İdlib’te askerlerimizin şehit edildiği saldırı sonrasında yaşananları acaba tam anlayabildik mi? Dış politikamızın yaşayan tek ünitesi Suriye olduğu için bu süreci iyice anlamakta fayda vardır.
Saldırıyla, Türkiye ile Esad rejimi arasında 2011’den gergin olsa da Rusya gözetiminde yatışmış ilişkiler hali vardı, bu bozuldu. Bozulmakla kalmadı, ileriye dönük bir çatışma potansiyeli ortaya çıktı. Olayın ardından Türkiye de askeri yolla cevap verdi, vermeye devam ediyor. Cevabın hacmi bizzat Suriye ordusunun İdlib’te planladığı ilerlemeyi engelleme boyutuna vardı.

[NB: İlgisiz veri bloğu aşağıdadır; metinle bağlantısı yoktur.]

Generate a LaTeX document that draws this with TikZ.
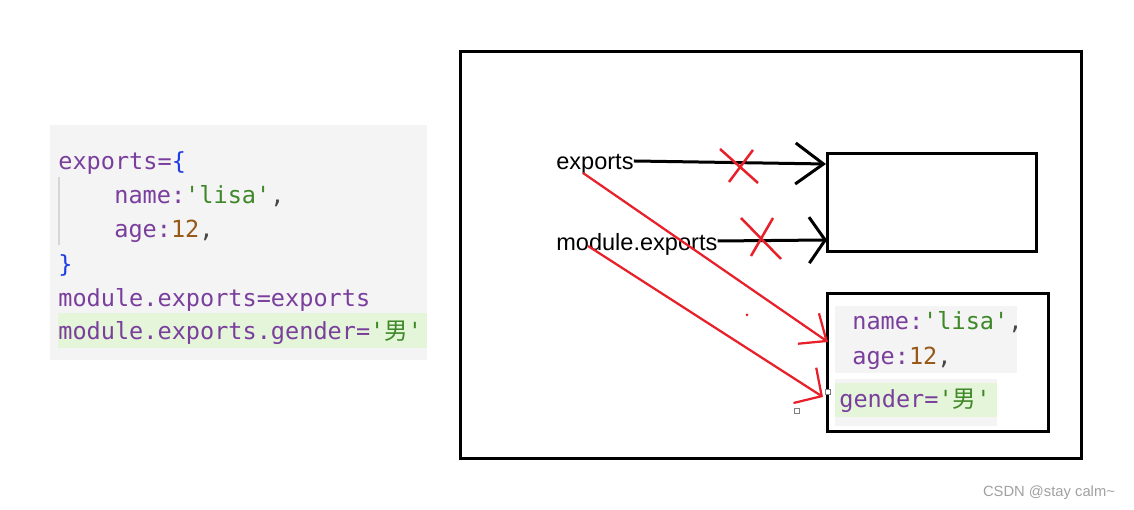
\documentclass[tikz,border=0pt]{standalone}
\usepackage{fontspec}
\setmainfont{Liberation Sans}
\setmonofont{DejaVu Sans Mono}
\newfontfamily\cjk{Noto Sans CJK SC}
\usetikzlibrary{arrows.meta}

\definecolor{codebg}{RGB}{244,244,244}
\definecolor{codeline}{RGB}{229,245,218}
\definecolor{codeguide}{RGB}{214,214,214}
\definecolor{codepurple}{RGB}{122,62,157}
\definecolor{codeblue}{RGB}{28,60,230}
\definecolor{codegreen}{RGB}{62,136,40}
\definecolor{codebrown}{RGB}{152,88,24}
\definecolor{codecomma}{RGB}{70,70,70}
\definecolor{markred}{RGB}{232,32,42}
\definecolor{markgrey}{RGB}{160,160,160}

\newcommand{\kw}[1]{\textcolor{codepurple}{#1}}

\tikzset{
  codetext/.style={anchor=base west, inner sep=0pt, font=\fontsize{13.4}{16}\ttfamily},
  labeltext/.style={anchor=west, inner sep=0pt, font=\fontsize{13.4}{16}\selectfont},
  boxline/.style={line width=0.06cm},
  crossline/.style={markred, line width=0.05cm},
  blackarrow/.style={line width=0.06cm},
  redarrow/.style={markred, line width=0.045cm},
}

\begin{document}
\begin{tikzpicture}
                    \useasboundingbox (0.000000,0.000000) rectangle (22.680000,10.200000);
                    {

                    % Drawing code panel
                    \fill [codebg] (1.000000,3.000000) rectangle (8.540000,7.700000);%
                    \fill [codeline] (1.160000,3.240000) rectangle (8.540000,3.940000);%
                    \draw [codeguide, line width=0.02cm] (1.180000,6.660000) -- (1.180000,5.300000);%

                    % Marking code lines
                    \draw (1.160000,6.800000) node (codeA) [codetext] {\kw{exports=}\textcolor{codeblue}{\{}};%
                    \draw (2.280000,6.120000) node (codeB) [codetext] {\kw{name:}\textcolor{codegreen}{'lisa'}\textcolor{codecomma}{,}};%
                    \draw (2.280000,5.440000) node (codeC) [codetext] {\kw{age:}\textcolor{codebrown}{12}\textcolor{codecomma}{,}};%
                    \draw (1.160000,4.740000) node (codeD) [codetext] {\textcolor{codeblue}{\}}};%
                    \draw (1.160000,4.060000) node (codeE) [codetext] {\kw{module.exports=exports}};%
                    \draw (1.160000,3.400000) node (codeF) [codetext] {\kw{module.exports.gender=}\textcolor{codegreen}{'{\cjk 男}'}};%

                    % Drawing frame
                    \draw [boxline] (9.200000,1.020000) rectangle (21.620000,9.160000);%

                    % Drawing box old
                    \draw [boxline] (16.540000,5.160000) rectangle (20.720000,7.120000);%

                    % Drawing box new
                    \draw [boxline] (16.540000,1.560000) rectangle (20.960000,4.320000);%
                    \fill [codebg] (16.700000,2.740000) rectangle (20.340000,4.080000);%
                    \fill [codebg] (16.700000,1.680000) rectangle (19.940000,2.620000);%
                    \fill [codeline] (16.700000,1.860000) rectangle (19.940000,2.540000);%
                    \draw (17.040000,3.610000) node (boxName) [codetext] {\kw{name:}\textcolor{codegreen}{'lisa'}\textcolor{codecomma}{,}};%
                    \draw (17.040000,2.910000) node (boxAge) [codetext] {\kw{age:}\textcolor{codebrown}{12}\textcolor{codecomma}{,}};%
                    \draw (16.780000,2.040000) node (boxGender) [codetext] {\kw{gender=}\textcolor{codegreen}{'{\cjk 男}'}};%

                    % Marking point exports
                    \draw (11.120000,6.920000) node (expLabel) [labeltext] {exports};%

                    % Marking point module.exports
                    \draw (11.120000,5.320000) node (modLabel) [labeltext] {module.exports};%

                    % Arrow ends
                    \coordinate (expTip) at (16.520000,6.920000);%
                    \coordinate (modTip) at (16.540000,5.400000);%
                    \coordinate (expFoot) at (11.660000,6.740000);%
                    \coordinate (modFoot) at (11.760000,5.280000);%
                    \coordinate (nameTip) at (16.560000,3.360000);%
                    \coordinate (genderTip) at (16.460000,2.260000);%

                    % Drawing segment expLabel expTip
                    \draw [blackarrow, -{Straight Barb[length=0.56cm,width=0.82cm]}] ([yshift=0.06cm]expLabel.east) -- (expTip);%

                    % Drawing segment modLabel modTip
                    \draw [blackarrow, -{Straight Barb[length=0.32cm,width=0.92cm]}] ([yshift=0.06cm]modLabel.east) -- (modTip);%

                    % Marking crosses
                    \draw [crossline] (14.400000,7.220000) -- (15.160000,6.540000);%
                    \draw [crossline] (14.580000,6.560000) -- (15.060000,7.200000);%
                    \draw [crossline] (14.820000,5.840000) -- (15.620000,5.020000);%
                    \draw [crossline] (15.020000,5.080000) -- (15.460000,5.840000);%

                    % Drawing segment expFoot nameTip
                    \draw [redarrow, -{Straight Barb[length=0.44cm,width=0.74cm]}] (expFoot) -- (nameTip);%

                    % Drawing segment modFoot genderTip
                    \draw [redarrow, -{Straight Barb[length=0.40cm,width=0.84cm]}] (modFoot) -- (genderTip);%

                    % Marking stray dot and handles
                    \fill [markred] (14.940000,3.900000) circle (0.030000);%
                    \draw [gray, line width=0.015cm, fill=white] (16.510000,2.310000) rectangle (16.610000,2.410000);%
                    \draw [gray, line width=0.015cm, fill=white] (15.890000,1.930000) rectangle (15.990000,2.030000);%

                    % Marking watermark
                    \draw (20.980000,0.340000) node (mark) [markgrey, inner sep=0pt, font=\fontsize{8.4}{10}\selectfont] {CSDN @stay calm\textasciitilde};%
                    }
\end{tikzpicture}
\end{document}
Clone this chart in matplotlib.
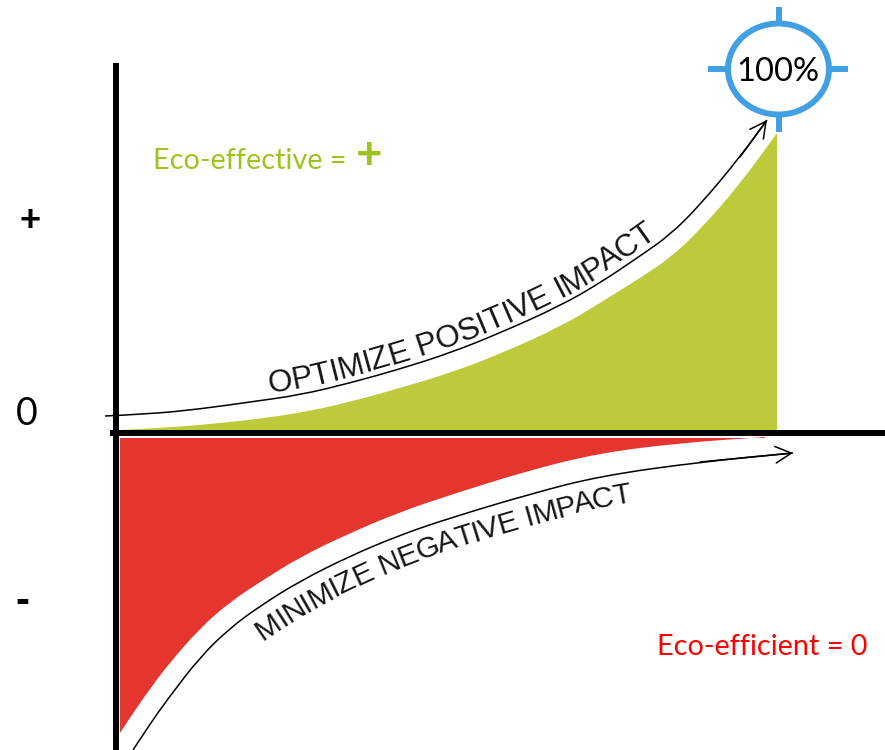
import numpy as np
import matplotlib
matplotlib.use("Agg")
import matplotlib.pyplot as plt
from matplotlib.patches import Ellipse, PathPatch
from matplotlib.path import Path
from matplotlib.font_manager import FontProperties

# curves, in pixels of the 885x750 canvas (y grows downward)
green_x = [120, 160, 200, 250, 300, 350, 400, 450, 500, 560, 600, 640, 670, 700, 740, 777]
green_top = [430, 428, 425, 420, 413, 402, 388, 373, 354, 327, 303, 278, 258, 230, 184, 133]

pos_arrow_x = [105, 150, 200, 250, 300, 350, 400, 450, 500, 560, 600, 640, 670, 700, 740, 767]
pos_arrow_y = [416, 414, 409, 402, 395, 383, 369, 353, 333, 306, 283, 256, 235, 205, 157, 120]

red_x = [120, 133, 150, 167, 200, 230, 260, 300, 350, 400, 450, 530, 600, 680, 765]
red_bottom = [733, 713, 689, 666, 628, 602, 582, 557, 533, 512, 495, 470, 453, 443, 437]

neg_arrow_x = [133, 150, 167, 200, 230, 260, 300, 350, 400, 450, 530, 600, 700, 793]
neg_arrow_y = [750, 724, 700, 657, 628, 606, 581, 556, 535, 518, 494, 476, 462, 453]

axis_labels = ["+", "0", "-"]
pos_label = "OPTIMIZE POSITIVE IMPACT"
neg_label = "MINIMIZE NEGATIVE IMPACT"
effective_label = "Eco-effective = "
efficient_label = "Eco-efficient = 0"
target_label = "100%"

GREEN = "#BDCA3C"
RED = "#E5352E"
GREEN_TEXT = "#9DC41C"
BLUE = "#41A0E4"

fig = plt.figure(figsize=(8.85, 7.5), dpi=100)
ax = fig.add_axes([0, 0, 1, 1])
ax.set_xlim(0, 885)
ax.set_ylim(750, 0)
ax.axis("off")
renderer = fig.canvas.get_renderer()


def smooth_path(xs, ys, close_to=None):
    # quadratic bezier through the midpoints, read points act as control points
    pts = list(zip(xs, ys))
    verts = [pts[0]]
    codes = [Path.MOVETO]
    for i in range(1, len(pts) - 1):
        mid = ((pts[i][0] + pts[i + 1][0]) / 2, (pts[i][1] + pts[i + 1][1]) / 2)
        verts += [pts[i], mid]
        codes += [Path.CURVE3, Path.CURVE3]
    verts.append(pts[-1])
    codes.append(Path.LINETO)
    if close_to is not None:
        for p in close_to:
            verts.append(p)
            codes.append(Path.LINETO)
        verts.append(pts[0])
        codes.append(Path.CLOSEPOLY)
    return Path(verts, codes)


# filled areas
ax.add_patch(PathPatch(smooth_path(green_x, green_top, [(green_x[-1], 430), (green_x[0], 430)]),
                       fc=GREEN, lw=0))
ax.add_patch(PathPatch(smooth_path(red_x, red_bottom, [(red_x[-1], 438), (red_x[0], 438)]),
                       fc=RED, lw=0))

# axes
ax.plot([116, 116], [63, 750], color="black", lw=4.3, solid_capstyle="butt")
ax.plot([110, 885], [433, 433], color="black", lw=4.3, solid_capstyle="butt")

# arrows
head = dict(arrowstyle="->,head_length=1.15,head_width=0.6", color="black", lw=1.1,
            mutation_scale=10, shrinkA=0, shrinkB=0)
pos_path = smooth_path(pos_arrow_x, pos_arrow_y)
neg_path = smooth_path(neg_arrow_x, neg_arrow_y)
ax.add_patch(PathPatch(pos_path, fill=False, ec="black", lw=1.1))
ax.add_patch(PathPatch(neg_path, fill=False, ec="black", lw=1.1))
ax.annotate("", xy=(pos_arrow_x[-1], pos_arrow_y[-1]), xytext=(pos_arrow_x[-2], pos_arrow_y[-2]),
            arrowprops=head)
ax.annotate("", xy=(neg_arrow_x[-1], neg_arrow_y[-1]), xytext=(neg_arrow_x[-2], neg_arrow_y[-2]),
            arrowprops=head)


def text_width(s, fp):
    if not s:
        return 0.0
    # space has the same advance as "I" in Liberation Sans
    w, h, d = renderer.get_text_width_height_descent(s.replace(" ", "I"), fp, ismath=False)
    return w


def text_along(path, text, start_x, offset, fp):
    poly = path.to_polygons(closed_only=False)[0]
    xs, ys = poly[:, 0], poly[:, 1]
    s = np.concatenate([[0], np.cumsum(np.hypot(np.diff(xs), np.diff(ys)))])
    s0 = np.interp(start_x, xs, s)

    def at(v):
        return np.interp(v, s, xs), np.interp(v, s, ys)

    for i, ch in enumerate(text):
        sc = s0 + (text_width(text[:i], fp) + text_width(text[:i + 1], fp)) / 2
        x, y = at(sc)
        x1, y1 = at(sc - 10)
        x2, y2 = at(sc + 10)
        dx, dy = x2 - x1, y2 - y1
        n = np.hypot(dx, dy)
        nx, ny = dy / n, -dx / n
        ax.text(x + offset * nx, y + offset * ny, ch, fontproperties=fp,
                rotation=np.degrees(np.arctan2(-dy, dx)), rotation_mode="anchor",
                ha="center", va="baseline", color="#151515")


text_along(pos_path, pos_label, 270, 6, FontProperties(family="Liberation Sans", size=22.5))
text_along(neg_path, neg_label, 246, -30, FontProperties(family="Liberation Sans", size=21.5))

# labels
ax.text(153, 169, effective_label, color=GREEN_TEXT, fontsize=20.8, family="Lato",
        ha="left", va="baseline")
ax.text(369, 156, "+", color=GREEN_TEXT, fontsize=33, family="Lato", fontweight="bold",
        ha="center", va="center")
ax.text(657, 655, efficient_label, color="#FF0000", fontsize=20.8, family="Lato",
        ha="left", va="baseline")

ax.text(30, 221, axis_labels[0], fontsize=26, family="Liberation Sans", fontweight="bold",
        ha="center", va="center")
ax.text(27, 425, axis_labels[1], fontsize=27, family="Lato", ha="center", va="baseline")
ax.text(22, 602, axis_labels[2], fontsize=30, family="Liberation Sans", fontweight="bold",
        ha="center", va="center")

# target mark
ax.add_patch(Ellipse((778.5, 69), 101, 91, fill=False, ec=BLUE, lw=4.3))
for xx, yy in [([778.5, 778.5], [7, 23]), ([778.5, 778.5], [115, 132]),
               ([708, 727], [69, 69]), ([830, 848], [69, 69])]:
    ax.plot(xx, yy, color=BLUE, lw=4.3, solid_capstyle="butt")
ax.text(778, 81, target_label, fontsize=23.5, family="Lato", ha="center", va="baseline")

fig.savefig("out.png", dpi=100)
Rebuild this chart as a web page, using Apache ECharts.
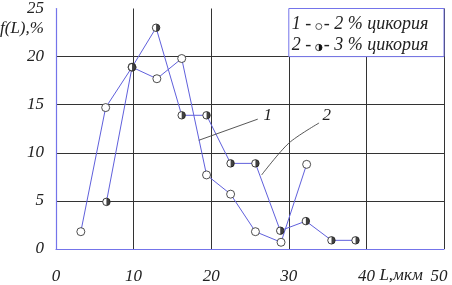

Sorun şu ki, bütün bunlar Erdoğan ile Putin’in sivil ölümlerini önlemek maksadıyla 17 Eylül 2018’de imzaladıkları Soçi mutabakatının gölgesinde oluyor. Sadece son haftada yaşananlar değil mutabakatın akdedildiği günden itibaren hem Rusya, hem de Suriye azalmayan bir tempoyla sivilleri katlettiler. Yani, mutabakattan murad ettiğimiz bir numaralı netice olan sivil ölümlerini önlemek hiçbir zaman mümkün olmadı. Benzetecek olursak Rusya ortada bir mutabakat yokken Halep’te ne yaptıysa aynısını mutabakat zemininde İdlib’te de yapıyor. Biz ayrıca, sivillerin Türkiye sınırına yığılmasını önlemek istiyorduk. Bu bahiste de durum ortada. Şu an tam sayı bilinmiyor ama 400 binin üzerinde İdlibli’nin sınıra dayandığı ilan edildi. Bizzat Cumhurbaşkanı’nın ifadesine göre, sayı 1 milyon olursa da şaşırmayacağız.
Peki, Türkiye ve Esad rejimi sahada karşı karşıya gelirken Rusya’da bir sıkıntı var mı? Böyle bir görüntü yok. Askerlerimizin şehit olması Moskova’yı pek etkilemedi. Hal ve tavırlarıyla, Astana ve Soçi mutabakatlarından uzaklaşan Ankara’nın başına her türlü işin gelebileceğini göstermiş oldular. Cumhurbaşkanı Erdoğan İdlib saldırısından iki gün önce “Astana süreci diye bir şey kalmadı. Kendi göbeğimizi kendimizi keseceğiz” demişti. Çünkü, Astana’nın sadece Suriye rejimine yaradığını görmüştü. Ne var ki, hemen ertesi gün hem kendisi hem de hükümet sözcüleri “Süreç devam ediyor. Biz de içindeyiz” mealinde açıklamalar yaptı ama Ruslar tutum değişikliğine gitmedi. Ayrıca, açık açık “Rusya’yla çatışamayız” dedik. İlaveten, İdlib saldırısının Ruslar’ın bilgisi dahilinde yapıldığı tezimizi de değiştirip, işi tamamen Esad’a yıktık. (Unutmadan ekleyelim… Rusya’nın YPG’yi 32 kilometre derinliğe tahliye etme sözü verme karşılığında Barış Pınarı Harekatı’nı bitirdiğimiz ikinci bir Soçi mutabakatı var ki o neredeyse unutuldu.)
Bunca gelişmeye rağmen Rusya Dışişleri Bakanı Lavrov, aylardır ne diyorsa dün yine söyledi.
Şunları söyledi: “Türkiye ile İdlib’deki düzeni net bir şekilde belirleyen anlaşmalarımız var. Türk meslektaşlarımız bu bölgede işbirliği yaptıkları muhaliflerle, El Nusra (Fetih el Şam) ve Heyet Tahrir el Şamlı teröristleri birbirinden ayırma sözü verdi. Ancak ne yazık ki hâlâ bu teröristler İdlib’deki bölgede hüküm sürüyor. Bu nedenle bu sorumluluk yerine getirilmeli.”
Özetin özeti… Arada bağlantı var mı bilinmez ama biz “Astana bitti” dedik, İdlib’te saldırı oldu. Biz “Tamam tamam bitmedi, varız” dedik, Rusya-Esad bildiğini okumaya; yani sivil veya “terörist” ayırmadan vurmaya devam ediyor. Üstelik, mutabakatın koruması altında olan üç gözlem üssümüz de rejim tarafından kuşatılmış durumda.
Suriye dosyası bundan daha ne kadar tatsız olabilir? Yoksa, “Madem Astana sürecine bağlısınız. O zaman Suriye’nin toprak bütünlüğü için çıkın buralardan” baskısı da mı sırada? Esad böyle alesta vaziyetteyken, YPG/PYD sınırda gezinirken!